Elle se dit qu'elle n'avait jamais envisagé son métier comme utile pour l'avenir du genre humain, mais les plaidoyers de Voltaire lui dévoilaient quelque chose. »


Mais au terme de la première représentation de Mahomet jouée dans le parc de Ferney, elle saura aussi ôter les illusions du vieil homme quant au désintérêt du public envers sa tragédie dont il espérait qu'elle serait accueillie avec enthousiasme par les foules.


«- [...] Dites-moi, pourquoi ma tragédie n'a-t-elle point intéressé autant de gens ?
Il faut être en condition pour aimer les querelles de rois, de princes, de chérifs dans des pays si lointains.
- Vous désapprouvez mes travaux ?
- Les travaux champêtres préparent mal à apprécier Cinna ou à démêler ce qui distingue un beau vers d'un mauvais... Le parterre goûte mieux les histoires de cocus.
- Les histoires de cocus, dites-vous ?... Mais, Zanetta, le théâtre est la seule chose qui nous distingue des autres nations...
- A Versailles.
- Vous avez été touchante dans le rôle de Palmire.
- Les gens préfèrent le genre comique.
- Vraiment ?
- Ils se sont endormis.
- Tous ?
- Presque. Et j'ai vu de légers sourires, vous savez...Un homme en turban qui hurle en vers et manie la hache...
- Que vous dire ? Retournez à la barbarie.
- Si vous voulez récolter beaucoup d'applaudissements dans les campagnes, je crois qu'il faudra faire l'éducation de vos paysans, de vos bûcherons, de vos cuisiniers et de vos modestes vachères.
- Elles préfèrent la pantomime ?
- Je crois... Vos honnêtes domestiques préfèrent le tripot, l'écarté, un cruchon de vin blanc, bourrer une pipe.

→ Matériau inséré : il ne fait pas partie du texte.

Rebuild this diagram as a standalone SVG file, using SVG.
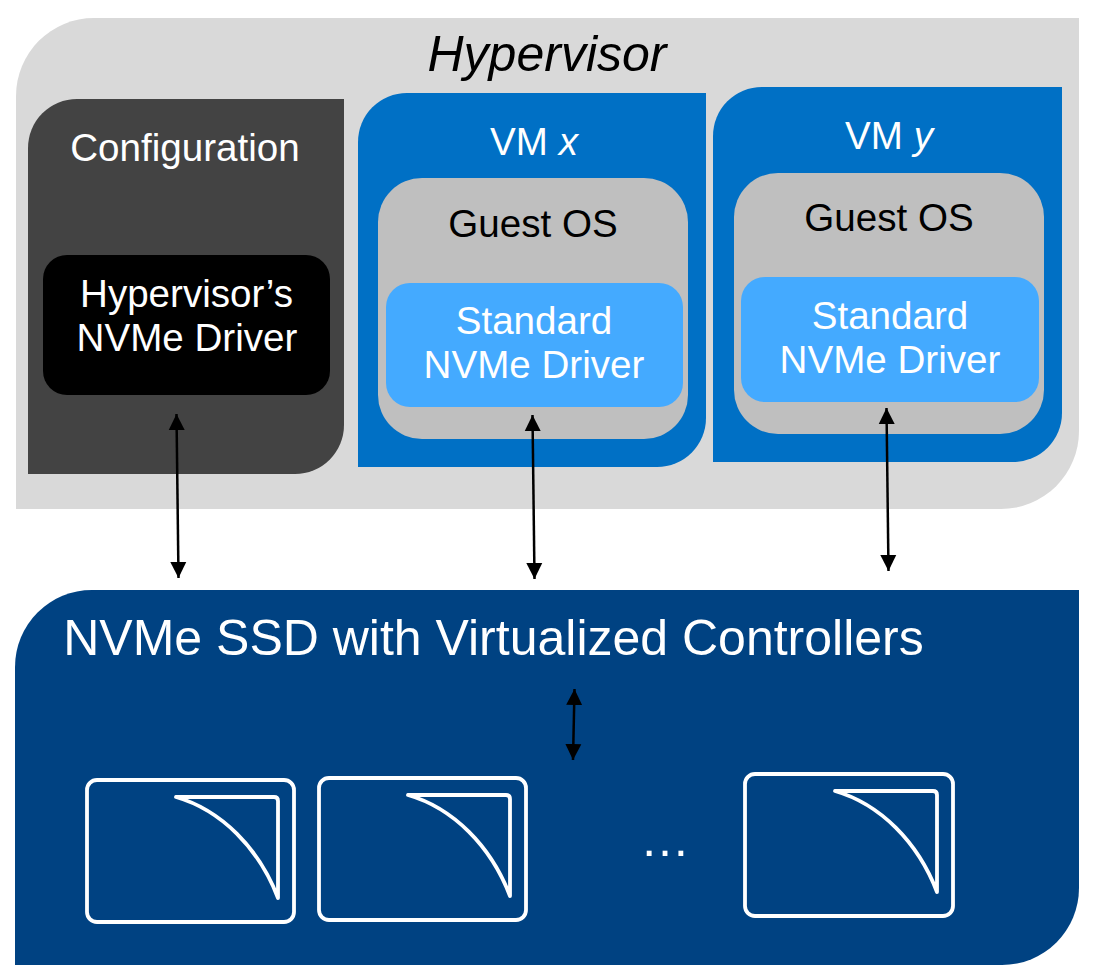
<svg xmlns="http://www.w3.org/2000/svg" width="1094" height="978" viewBox="0 0 1094 978">
<style>
text{font-family:"Liberation Sans",Arial,sans-serif;font-size:38.600px;text-anchor:middle}
.t{font-size:50px}
.w{fill:#fff}.k{fill:#000}
.c{stroke:#000;stroke-width:2.500;fill:none;marker-start:url(#a);marker-end:url(#a)}
.b{fill:none;stroke:#fff;stroke-width:3.800;stroke-linejoin:round;stroke-linecap:round}
</style>
<defs><marker id="a" markerUnits="userSpaceOnUse" markerWidth="18" markerHeight="18" refX="16" refY="8.500" orient="auto-start-reverse"><path d="M0 0.500L16 8.500L0 16.500Z" fill="#000"/></marker></defs>
<rect width="1094" height="978" fill="#fff"/>
<g id="hypervisor"><path d="M16 509V96A78 78 0 0 1 94 18H1079V431A78 78 0 0 1 1001 509Z" fill="#d9d9d9"/><text x="547" y="71" class="t k" font-style="italic">Hypervisor</text></g>
<g id="configuration"><path d="M28 474V148A49 49 0 0 1 77 99H344V425A49 49 0 0 1 295 474Z" fill="#434343"/><text x="185" y="161" class="w">Configuration</text></g>
<g id="hv-driver"><rect x="43" y="255" width="287" height="140" rx="24" fill="#000"/><text x="186.500" y="307" class="w">Hypervisor’s</text><text x="187" y="351" class="w">NVMe Driver</text></g>
<g id="vm-x"><path d="M358 467V142A49 49 0 0 1 407 93H706V418A49 49 0 0 1 657 467Z" fill="#0070c5"/><text x="534" y="155" class="w">VM <tspan font-style="italic">x</tspan></text></g>
<g id="guest-x"><rect x="378" y="178" width="310" height="261" rx="44" fill="#bfbfbf"/><text x="533" y="237" class="k">Guest OS</text></g>
<g id="driver-x"><rect x="386" y="283" width="297" height="124" rx="24" fill="#44aaff"/><text x="534" y="334" class="w">Standard</text><text x="534" y="378" class="w">NVMe Driver</text></g>
<g id="vm-y"><path d="M713 462V136A49 49 0 0 1 762 87H1062V413A49 49 0 0 1 1013 462Z" fill="#0070c5"/><text x="889" y="149" class="w">VM <tspan font-style="italic">y</tspan></text></g>
<g id="guest-y"><rect x="734" y="173" width="310" height="261" rx="44" fill="#bfbfbf"/><text x="889" y="231" class="k">Guest OS</text></g>
<g id="driver-y"><rect x="741" y="277" width="298" height="125" rx="24" fill="#44aaff"/><text x="890" y="329" class="w">Standard</text><text x="890" y="373" class="w">NVMe Driver</text></g>
<g id="ssd"><path d="M15 965V667A77 77 0 0 1 92 590H1079V888A77 77 0 0 1 1002 965Z" fill="#004282"/><text x="493.500" y="655" class="t w">NVMe SSD with Virtualized Controllers</text><text x="665" y="856" class="t w">…</text></g>
<g id="ctrl-1"><rect x="87" y="780" width="207" height="142" rx="10" class="b"/><path d="M176 797H274Q278 797 278 801V898C259 848 221 810 176 797Z" class="b"/></g>
<g id="ctrl-2"><rect x="319" y="778" width="207" height="142" rx="10" class="b"/><path d="M408 795H506Q510 795 510 799V896C491 846 453 808 408 795Z" class="b"/></g>
<g id="ctrl-3"><rect x="745" y="774" width="208" height="142" rx="10" class="b"/><path d="M835 791H933Q937 791 937 795V892C918 842 880 804 835 791Z" class="b"/></g>
<g id="connectors">
<line class="c" x1="176.500" y1="414" x2="178.500" y2="578"/>
<line class="c" x1="532.500" y1="415" x2="534.500" y2="579"/>
<line class="c" x1="886.500" y1="408" x2="888.500" y2="571"/>
<line class="c" x1="574.500" y1="689" x2="573" y2="760"/>
</g>
</svg>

Les grands seigneurs de France comprennent eux la noblesse des actes. La gloire ! Les grandes actions ! Ils savent de quoi il s'agit... Ils se rêvent en toge... Enfin, tout ceci est une bagatelle. Dans vingt ans, nous serons ficelés dans le même sort.
- Comment cela ?
- Morts. »


« Un été chez Voltaire », le dernier roman de Jacques-Pierre Amette, sous son aspect faussement léger, insouciant et délicat, dont l'atmosphère rappelle les toiles de Watteau, est en fait un récit d'une troublante actualité.

Par sa réflexion sur les fanatismes religieux, le rôle de la culture dans la société ainsi que son appropriation par les classes les plus nanties, les conflits armés dont la prolongation ou la conclusion dépendent d'intérêts économiques ou de l'indifférence des masses, le roman de Jacques-Pierre Amette nous invite, en nous tendant le miroir d'un Siècle des Lumières parfois bien obscur, à nous pencher sur le présent et le devenir de notre civilisation, elle aussi en proie aux mêmes menaces que celles décrites dans cet ouvrage.

A travers le personnage de Voltaire, figure pétrie de contradictions, il nous met face à nos propres hésitations, à nos propres ambiguïtés devant les défis politiques et philosophiques auxquels nous nous trouvons aujourd'hui confrontés.